_The exercise:_
All of the lines below are to be printed again exactly; images are excluded from the output.

_Data extract:_
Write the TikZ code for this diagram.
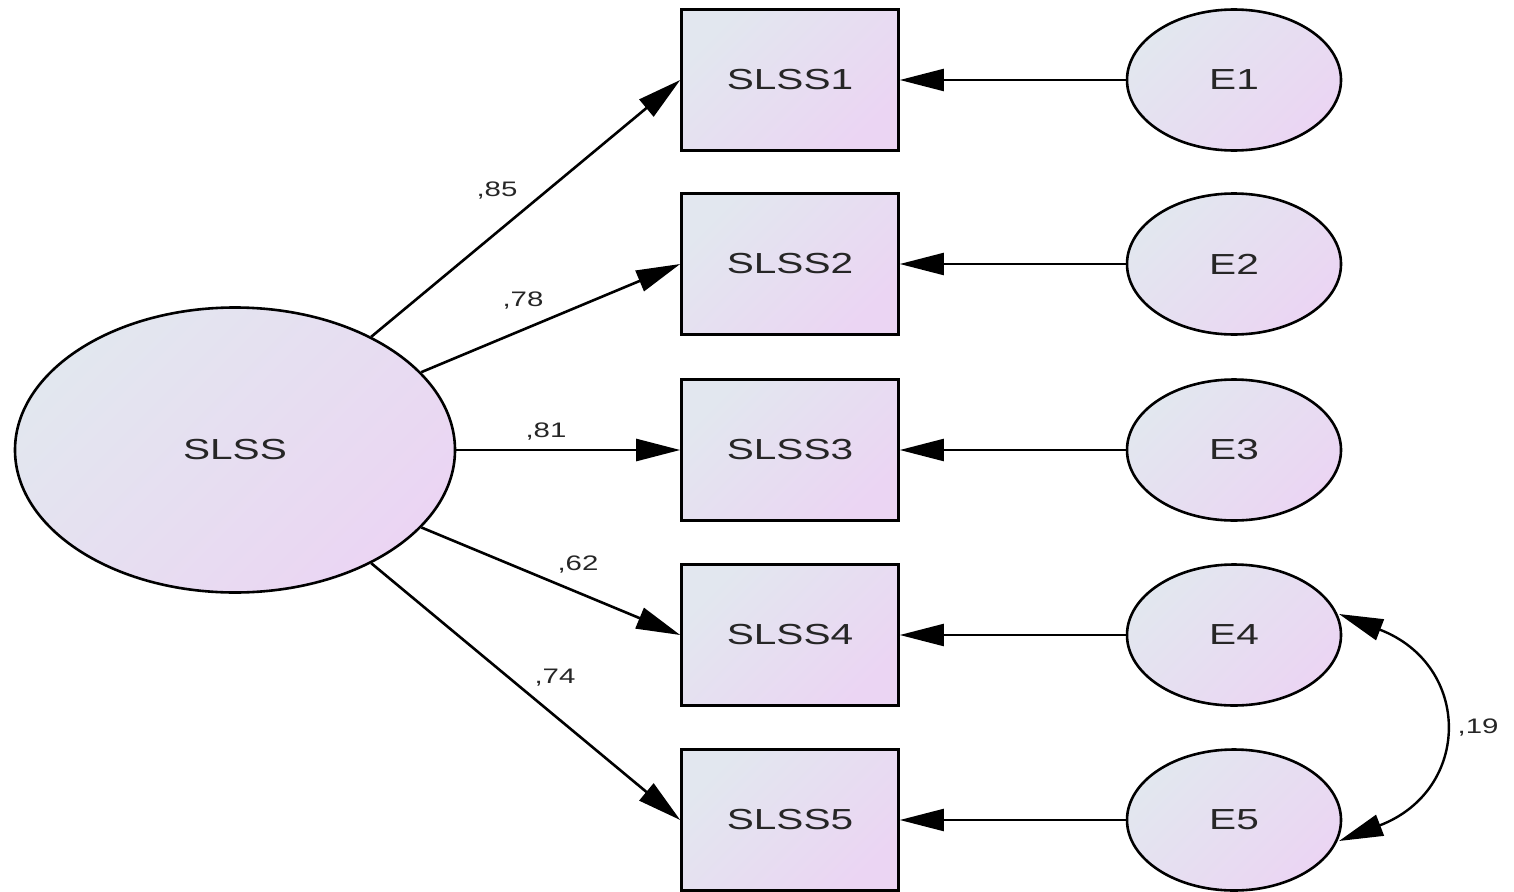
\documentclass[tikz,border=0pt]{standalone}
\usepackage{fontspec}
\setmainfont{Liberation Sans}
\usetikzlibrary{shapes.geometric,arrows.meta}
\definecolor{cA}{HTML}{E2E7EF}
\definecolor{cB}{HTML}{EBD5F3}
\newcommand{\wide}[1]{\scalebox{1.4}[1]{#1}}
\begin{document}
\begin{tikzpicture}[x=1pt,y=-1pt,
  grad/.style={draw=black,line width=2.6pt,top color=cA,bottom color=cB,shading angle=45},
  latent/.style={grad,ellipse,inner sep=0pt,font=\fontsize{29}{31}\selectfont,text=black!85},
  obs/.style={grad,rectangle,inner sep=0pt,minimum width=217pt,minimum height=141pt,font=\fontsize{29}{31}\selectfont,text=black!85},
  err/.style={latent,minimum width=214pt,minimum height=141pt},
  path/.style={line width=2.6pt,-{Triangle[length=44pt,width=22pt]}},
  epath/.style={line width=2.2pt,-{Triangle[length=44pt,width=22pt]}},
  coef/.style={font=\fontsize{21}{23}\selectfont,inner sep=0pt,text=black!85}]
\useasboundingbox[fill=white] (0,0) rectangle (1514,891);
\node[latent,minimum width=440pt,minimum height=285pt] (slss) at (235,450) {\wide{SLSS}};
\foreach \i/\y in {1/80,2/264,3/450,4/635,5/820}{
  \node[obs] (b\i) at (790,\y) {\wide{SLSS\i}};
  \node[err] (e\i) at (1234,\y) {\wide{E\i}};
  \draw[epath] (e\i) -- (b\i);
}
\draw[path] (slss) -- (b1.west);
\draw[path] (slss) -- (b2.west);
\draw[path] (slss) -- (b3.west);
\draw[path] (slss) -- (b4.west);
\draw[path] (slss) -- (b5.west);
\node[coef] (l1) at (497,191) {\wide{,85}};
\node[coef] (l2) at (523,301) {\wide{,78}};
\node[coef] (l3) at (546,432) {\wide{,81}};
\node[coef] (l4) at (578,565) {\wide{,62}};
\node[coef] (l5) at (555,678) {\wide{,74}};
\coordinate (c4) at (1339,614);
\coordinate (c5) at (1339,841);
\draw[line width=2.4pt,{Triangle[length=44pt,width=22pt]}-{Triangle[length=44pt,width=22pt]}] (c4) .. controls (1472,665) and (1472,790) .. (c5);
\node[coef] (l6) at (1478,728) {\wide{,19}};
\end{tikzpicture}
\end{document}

_Output for this task:_
Write the TikZ code for this diagram.
\documentclass[tikz,border=0pt]{standalone}
\usepackage{fontspec}
\setmainfont{Liberation Sans}
\usetikzlibrary{shapes.geometric,arrows.meta}
\definecolor{cA}{HTML}{E2E7EF}
\definecolor{cB}{HTML}{EBD5F3}
\newcommand{\wide}[1]{\scalebox{1.4}[1]{#1}}
\begin{document}
\begin{tikzpicture}[x=1pt,y=-1pt,
  grad/.style={draw=black,line width=2.6pt,top color=cA,bottom color=cB,shading angle=45},
  latent/.style={grad,ellipse,inner sep=0pt,font=\fontsize{29}{31}\selectfont,text=black!85},
  obs/.style={grad,rectangle,inner sep=0pt,minimum width=217pt,minimum height=141pt,font=\fontsize{29}{31}\selectfont,text=black!85},
  err/.style={latent,minimum width=214pt,minimum height=141pt},
  path/.style={line width=2.6pt,-{Triangle[length=44pt,width=22pt]}},
  epath/.style={line width=2.2pt,-{Triangle[length=44pt,width=22pt]}},
  coef/.style={font=\fontsize{21}{23}\selectfont,inner sep=0pt,text=black!85}]
\useasboundingbox[fill=white] (0,0) rectangle (1514,891);
\node[latent,minimum width=440pt,minimum height=285pt] (slss) at (235,450) {\wide{SLSS}};
\foreach \i/\y in {1/80,2/264,3/450,4/635,5/820}{
  \node[obs] (b\i) at (790,\y) {\wide{SLSS\i}};
  \node[err] (e\i) at (1234,\y) {\wide{E\i}};
  \draw[epath] (e\i) -- (b\i);
}
\draw[path] (slss) -- (b1.west);
\draw[path] (slss) -- (b2.west);
\draw[path] (slss) -- (b3.west);
\draw[path] (slss) -- (b4.west);
\draw[path] (slss) -- (b5.west);
\node[coef] (l1) at (497,191) {\wide{,85}};
\node[coef] (l2) at (523,301) {\wide{,78}};
\node[coef] (l3) at (546,432) {\wide{,81}};
\node[coef] (l4) at (578,565) {\wide{,62}};
\node[coef] (l5) at (555,678) {\wide{,74}};
\coordinate (c4) at (1339,614);
\coordinate (c5) at (1339,841);
\draw[line width=2.4pt,{Triangle[length=44pt,width=22pt]}-{Triangle[length=44pt,width=22pt]}] (c4) .. controls (1472,665) and (1472,790) .. (c5);
\node[coef] (l6) at (1478,728) {\wide{,19}};
\end{tikzpicture}
\end{document}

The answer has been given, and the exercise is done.